The final category of abuse mentioned in the document is complex abuse. This is a name given to a situation when an institution or an individual is using a variety of abuse methods against one person. We have already indicated that Dean Percy is the target of a many-sided form of abuse. Complex abuse might be considered to be an convenient shorthand for what is going on here. But there is one great irony about the document Types of Abuse. This was put together by experts in the Safeguarding world to help Christians identify those in need of help. Here we are discovering that in fact it is, in this case, the Church itself committing acts of abuse against an individual. If I am right in identifying six of the categories of abuse in this church document being set in motion by church officials, then someone needs to blow a whistle on this event. We often speak about survivors on this blog, but here we have to describe Percy as a victim. Six forms of abuse coming from two distinct institutions, operating with an extraordinary level of malice, is enough to put anyone into a breakdown. No one going through such an experience is easily able to fight back. Humanly, the force being used is barely survivable. The only human strength that can operate here is that provided by supporters, family and friends.

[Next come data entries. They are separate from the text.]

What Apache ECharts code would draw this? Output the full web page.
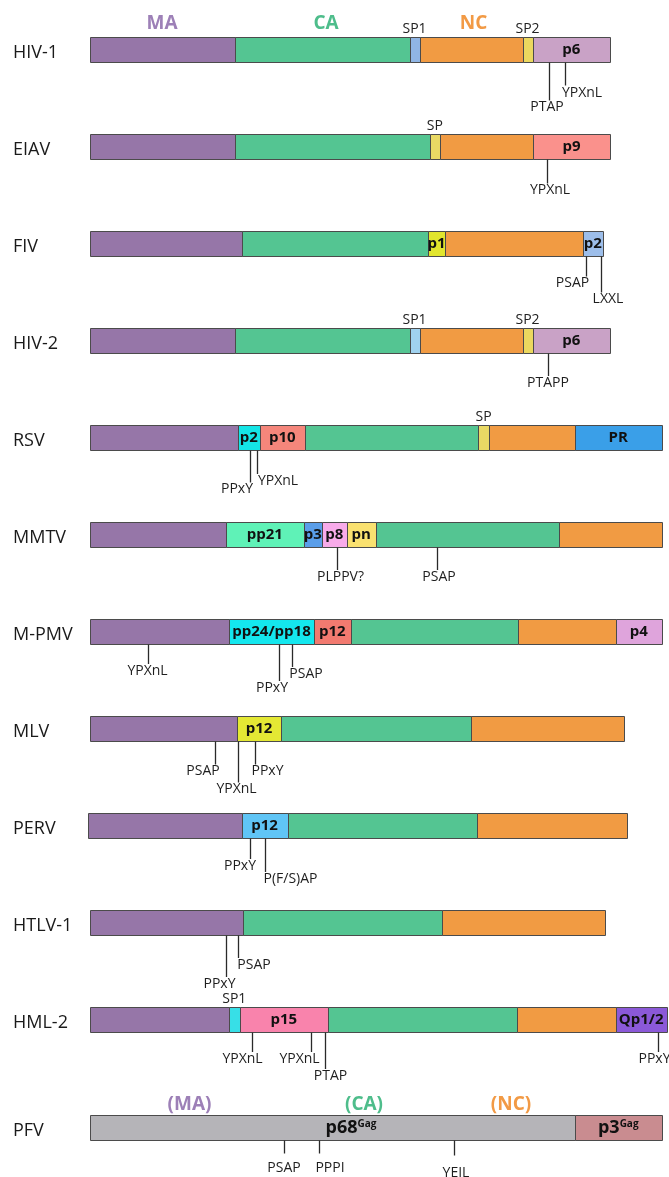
<!DOCTYPE html>
<html>
<head>
<meta charset="utf-8">
<script src="https://cdn.jsdelivr.net/npm/echarts@6/dist/echarts.min.js"></script>
<style>
  html, body { margin: 0; padding: 0; background: #fff; }
  #chart { width: 669px; height: 1177px; }
</style>
</head>
<body>
<div id="chart"></div>
<script>
// rows (top panel) and the PFV panel
var rowNames = ['HIV-1', 'EIAV', 'FIV', 'HIV-2', 'RSV', 'MMTV', 'M-PMV', 'MLV', 'PERV', 'HTLV-1', 'HML-2'];
var pfvRows = ['PFV'];

// Gag domains of each virus: part names and their edges along the schematic
var hiv1Parts = ['MA', 'CA', 'SP1', 'NC', 'SP2', 'p6'];
var hiv1Edges = [90, 234.5, 409.5, 419.5, 522.5, 532.5, 610];
var eiavParts = ['MA', 'CA', 'SP', 'NC', 'p9'];
var eiavEdges = [90, 234.5, 429.5, 440, 533, 610];
var fivParts = ['MA', 'CA', 'p1', 'NC', 'p2'];
var fivEdges = [90, 241.5, 428, 445, 583, 602.5];
var hiv2Parts = ['MA', 'CA', 'SP1', 'NC', 'SP2', 'p6'];
var hiv2Edges = [90, 234.5, 409.5, 419.5, 522.5, 532.5, 610];
var rsvParts = ['MA', 'p2', 'p10', 'CA', 'SP', 'NC', 'PR'];
var rsvEdges = [90, 237.5, 260, 304.5, 478.5, 488.5, 575, 661.5];
var mmtvParts = ['MA', 'pp21', 'p3', 'p8', 'pn', 'CA', 'NC'];
var mmtvEdges = [90, 225.5, 304, 321.5, 347, 375.5, 558.5, 661.5];
var mpmvParts = ['MA', 'pp24/pp18', 'p12', 'CA', 'NC', 'p4'];
var mpmvEdges = [90, 229, 314, 350.5, 517.5, 616, 661.5];
var mlvParts = ['MA', 'p12', 'CA', 'NC'];
var mlvEdges = [90, 237, 281, 470.5, 624];
var pervParts = ['MA', 'p12', 'CA', 'NC'];
var pervEdges = [87.5, 241.5, 287.5, 476.5, 627];
var htlvParts = ['MA', 'CA', 'NC'];
var htlvEdges = [90, 243.5, 442, 604.5];
var hmlParts = ['MA', 'SP1', 'p15', 'CA', 'NC', 'Qp1/2'];
var hmlEdges = [90, 228.5, 240, 327.5, 516.5, 615.5, 667];
var pfvParts = ['p68^Gag', 'p3^Gag'];
var pfvEdges = [90, 575, 661.5];

// late-domain motifs: [virus, position, motif]
var motifs = [
  ['HIV-1', 549, 'PTAP'], ['HIV-1', 565, 'YPXnL'],
  ['EIAV', 546.5, 'YPXnL'],
  ['FIV', 585.5, 'PSAP'], ['FIV', 600.5, 'LXXL'],
  ['HIV-2', 548, 'PTAPP'],
  ['RSV', 250, 'PPxY'], ['RSV', 256.5, 'YPXnL'],
  ['MMTV', 337, 'PLPPV?'], ['MMTV', 437, 'PSAP'],
  ['M-PMV', 147.5, 'YPXnL'], ['M-PMV', 278.5, 'PPxY'], ['M-PMV', 291.5, 'PSAP'],
  ['MLV', 215, 'PSAP'], ['MLV', 237.5, 'YPXnL'], ['MLV', 254.5, 'PPxY'],
  ['PERV', 250, 'PPxY'], ['PERV', 265, 'P(F/S)AP'],
  ['HTLV-1', 225.5, 'PPxY'], ['HTLV-1', 237.5, 'PSAP'],
  ['HML-2', 251.5, 'YPXnL'], ['HML-2', 311, 'YPXnL'], ['HML-2', 324.5, 'PTAP'], ['HML-2', 657.5, 'PPxY'],
  ['PFV', 284, 'PSAP'], ['PFV', 318.5, 'PPPI'], ['PFV', 454, 'YEIL']
];

// domain headings above HIV-1 and PFV: [virus, position, text, domain]
var headings = [
  ['HIV-1', 162, 'MA', 'MA'], ['HIV-1', 326, 'CA', 'CA'], ['HIV-1', 473.5, 'NC', 'NC'],
  ['PFV', 189.5, '(MA)', 'MA'], ['PFV', 364, '(CA)', 'CA'], ['PFV', 511, '(NC)', 'NC']
];

// ---------- styling ----------
var FONT = '"Open Sans", "Noto Sans", sans-serif';
var BAR_H = 25;
var baseColors = { MA: '#9676a8', CA: '#54c592', NC: '#f19b43' };
var headColors = { MA: '#9d80b7', CA: '#4ebd8b', NC: '#f29a45' };
var partColors = {
  'HIV-1': { SP1: '#90b5e4', SP2: '#ebd85f', p6: '#c9a2c6' },
  'EIAV': { SP: '#e9d964', p9: '#fa918c' },
  'FIV': { p1: '#e1e52d', p2: '#9dbeea' },
  'HIV-2': { SP1: '#a0d2ef', SP2: '#ebd85f', p6: '#c9a2c6' },
  'RSV': { p2: '#14e5e6', p10: '#f5867b', SP: '#e9d964', PR: '#3a9fe8' },
  'MMTV': { pp21: '#5ff2b7', p3: '#5a9ee9', p8: '#f8abea', pn: '#f9e170' },
  'M-PMV': { 'pp24/pp18': '#14e7ee', p12: '#f27a70', p4: '#dfa4dc' },
  'MLV': { p12: '#e4e834' },
  'PERV': { p12: '#60c5f6' },
  'HML-2': { SP1: '#37dfe7', p15: '#f983ac', 'Qp1/2': '#8b59d8' },
  'PFV': { 'p68^Gag': '#b5b4b8', 'p3^Gag': '#c98c90' }
};
// where a label is not centred in its domain
var labelAt = { 'PFV:p68^Gag': 351 };
// motif line length, text dx, text dy (same order as motifs)
var motifLayout = [
  [38, -2, 7], [23, 17, 8],
  [24, 3.5, 7],
  [20, -13, 7], [36, 7.5, 7],
  [22.5, 0, 7],
  [32, -13, 7], [23.5, 21.5, 7],
  [22.5, 3.5, 7], [22.5, 2, 7],
  [19.5, 0, 7], [36.5, -6.5, 7], [22.5, 14.5, 7],
  [23, -12, 7], [41, -1, 7], [23, 13, 7],
  [20.5, -10, 7], [33.5, 25.5, 7],
  [41.5, -6, 7], [22.5, 16.5, 7],
  [19.5, -9, 7], [19.5, -11.5, 7], [36.5, 6, 7], [19.5, -3, 7],
  [13, 0, 15], [13, 11.5, 15], [15, 2, 18]
];
var headGap = { 'HIV-1': 13.5, 'PFV': 10 };

var virusParts = {
  'HIV-1': [hiv1Parts, hiv1Edges], 'EIAV': [eiavParts, eiavEdges], 'FIV': [fivParts, fivEdges],
  'HIV-2': [hiv2Parts, hiv2Edges], 'RSV': [rsvParts, rsvEdges], 'MMTV': [mmtvParts, mmtvEdges],
  'M-PMV': [mpmvParts, mpmvEdges], 'MLV': [mlvParts, mlvEdges], 'PERV': [pervParts, pervEdges],
  'HTLV-1': [htlvParts, htlvEdges], 'HML-2': [hmlParts, hmlEdges], 'PFV': [pfvParts, pfvEdges]
};

function colorOf (virus, part) {
  var own = partColors[virus] || {};
  return own[part] || baseColors[part] || '#cccccc';
}

//build segment list for a set of rows
function buildSegments (rows) {
  var list = [];
  for (var r = 0; r < rows.length; r++) {
    var pe = virusParts[rows[r]];
    for (var i = 0; i < pe[0].length; i++) {
      list.push({ virus: rows[r], row: r, name: pe[0][i], start: pe[1][i], end: pe[1][i + 1] });
    }
  }
  return list;
}

function segmentRenderer (segs) {
  return function (params, api) {
    var s = segs[params.dataIndex];
    var p0 = api.coord([api.value(0), api.value(2)]);
    var p1 = api.coord([api.value(1), api.value(2)]);
    var top = Math.round(p0[1] - BAR_H / 2) + 0.5;
    var children = [{
      type: 'rect',
      shape: { x: Math.round(p0[0]) + 0.5, y: top, width: Math.round(p1[0]) - Math.round(p0[0]), height: BAR_H },
      style: { fill: colorOf(s.virus, s.name), stroke: '#4b4b4b', lineWidth: 1 }
    }];
    if (/^SP/.test(s.name)) {
      children.push({
        type: 'text', x: (p0[0] + p1[0]) / 2, y: top - 8,
        style: { text: s.name, fill: '#222', fontFamily: FONT, fontSize: 14, align: 'center', verticalAlign: 'middle' }
      });
    } else if (!baseColors[s.name]) {
      var cx = (p0[0] + p1[0]) / 2;
      var key = s.virus + ':' + s.name;
      if (labelAt[key] != null) cx = api.coord([labelAt[key], api.value(2)])[0];
      var txt, rich;
      if (s.name.indexOf('^') >= 0) {
        var bits = s.name.split('^');
        txt = '{b|' + bits[0] + '}{s|' + bits[1] + '}';
        rich = {
          b: { fontFamily: FONT, fontSize: 18, fontWeight: 'bold', fill: '#111' },
          s: { fontFamily: FONT, fontSize: 10, fontWeight: 'bold', fill: '#111', verticalAlign: 'top' }
        };
      } else {
        txt = s.name;
      }
      children.push({
        type: 'text', x: cx, y: p0[1] + 0.5,
        style: { text: txt, rich: rich, fill: '#111', fontFamily: FONT, fontSize: 15, fontWeight: 'bold', align: 'center', verticalAlign: 'middle' }
      });
    }
    return { type: 'group', children: children };
  };
}

function motifRenderer (items) {
  return function (params, api) {
    var m = items[params.dataIndex];
    var lay = motifLayout[m.index];
    var p = api.coord([api.value(0), api.value(1)]);
    var x = Math.round(p[0]) + 0.5;
    var bottom = Math.round(p[1] - BAR_H / 2) + BAR_H + 0.5;
    return {
      type: 'group',
      children: [{
        type: 'line',
        shape: { x1: x, y1: bottom, x2: x, y2: bottom + lay[0] },
        style: { stroke: '#2a2a2a', lineWidth: 1.3 }
      }, {
        type: 'text', x: p[0] + lay[1], y: bottom + lay[0] + lay[2],
        style: { text: m.label, fill: '#1e1e1e', fontFamily: FONT, fontSize: 14, align: 'center', verticalAlign: 'middle' }
      }]
    };
  };
}

function headingRenderer (items) {
  return function (params, api) {
    var h = items[params.dataIndex];
    var p = api.coord([api.value(0), api.value(1)]);
    var top = Math.round(p[1] - BAR_H / 2);
    return {
      type: 'text', x: p[0], y: top - headGap[h.virus],
      style: { text: h.text, fill: headColors[h.domain], fontFamily: FONT, fontSize: 19, fontWeight: 'bold', align: 'center', verticalAlign: 'middle' }
    };
  };
}

function panelSeries (rows, gi) {
  var segs = buildSegments(rows);
  var ms = [], hs = [];
  for (var i = 0; i < motifs.length; i++) {
    var r = rows.indexOf(motifs[i][0]);
    if (r >= 0) ms.push({ index: i, row: r, pos: motifs[i][1], label: motifs[i][2] });
  }
  for (var j = 0; j < headings.length; j++) {
    var hr = rows.indexOf(headings[j][0]);
    if (hr >= 0) hs.push({ virus: headings[j][0], row: hr, pos: headings[j][1], text: headings[j][2], domain: headings[j][3] });
  }
  return [{
    type: 'custom', xAxisIndex: gi, yAxisIndex: gi,
    renderItem: segmentRenderer(segs),
    encode: { x: [0, 1], y: 2 },
    data: segs.map(function (s) { return [s.start, s.end, s.row]; })
  }, {
    type: 'custom', xAxisIndex: gi, yAxisIndex: gi,
    renderItem: motifRenderer(ms),
    encode: { x: 0, y: 1 },
    data: ms.map(function (m) { return [m.pos, m.row]; })
  }, {
    type: 'custom', xAxisIndex: gi, yAxisIndex: gi,
    renderItem: headingRenderer(hs),
    encode: { x: 0, y: 1 },
    data: hs.map(function (h) { return [h.pos, h.row]; })
  }];
}

function rowAxis (rows, gi) {
  return {
    type: 'category', gridIndex: gi, data: rows, inverse: true,
    axisLine: { show: false }, axisTick: { show: false }, splitLine: { show: false },
    axisLabel: {
      inside: true, interval: 0, margin: 13,
      formatter: function (v) { return '{n|' + v + '}'; },
      rich: { n: { fontFamily: FONT, fontSize: 18, color: '#1a1a1a', padding: [7, 0, 0, 0] } }
    }
  };
}

function valueAxis (gi) {
  return { type: 'value', gridIndex: gi, min: 0, max: 669, show: false };
}

var chart = echarts.init(document.getElementById('chart'));
chart.setOption({
  animation: false,
  backgroundColor: '#ffffff',
  grid: [
    { left: 0, right: 0, top: 0.5, height: 1067, outerBoundsMode: 'none' },
    { left: 0, right: 0, top: 1100, height: 55, outerBoundsMode: 'none' }
  ],
  xAxis: [valueAxis(0), valueAxis(1)],
  yAxis: [rowAxis(rowNames, 0), rowAxis(pfvRows, 1)],
  series: panelSeries(rowNames, 0).concat(panelSeries(pfvRows, 1))
});
</script>
</body>
</html>
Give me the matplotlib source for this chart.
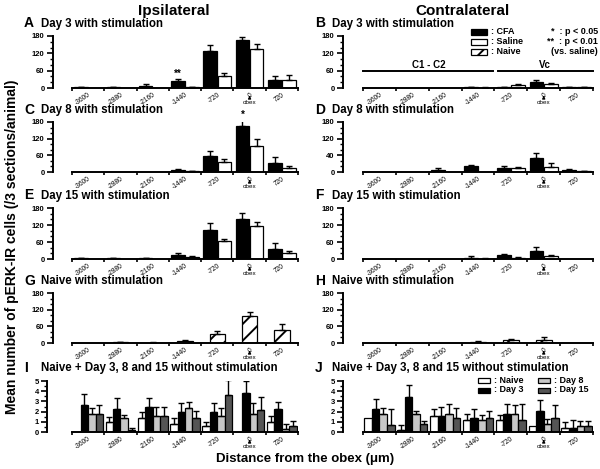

Two things need to happen if the Church is to emerge from this disaster with any integrity. One is that all the clergy who have been guilty of dirty tricks and abuse against Percy should be named in a new Clergy Discipline Measure process. There have been so many procedural dishonesties in this episode. One mentioned by Archbishop Cranmer, is what I call the dirty dossier. This is a fraudulent risk assessment document submitted with the CDM documents to the Bishop of Oxford. The College have admitted that they were wrong to back this document but the damage has done in creating the over-the-top risk assessment which has now been put in place around the College. The second thing that could save the day and rescue the Church’s integrity from a mire of self- destruction, is for someone of stature to come forward. They would then ask for all the destructive church processes to be halted for a while. The one person that could do this is the Archbishop of York. The Archbishop of Canterbury is likely to be entangled with the same legal firms as have been advising the Diocese of Oxford and Christ Church College, as well as the various bodies that work out of Church House. Stephen Cottrell, hopefully, can recognise what a disaster these events are for the whole Church of England. I believe that the paths of Dean Percy and Cottrell have crossed in the past. If that is true, he will know that Percy is not a sex-crazed lunatic, which is how his enemies at Christ Church have been trying to portray him for their own political ends. If the Archbishop pf York could put in place a moratorium on the church processes for three months, this might help to calm things down and stop the current madness infecting and afflicting the church in Oxford and elsewhere. There is a crisis; we need something dramatic to happen to resolve things. Stephen Cottrell, you are our last hope!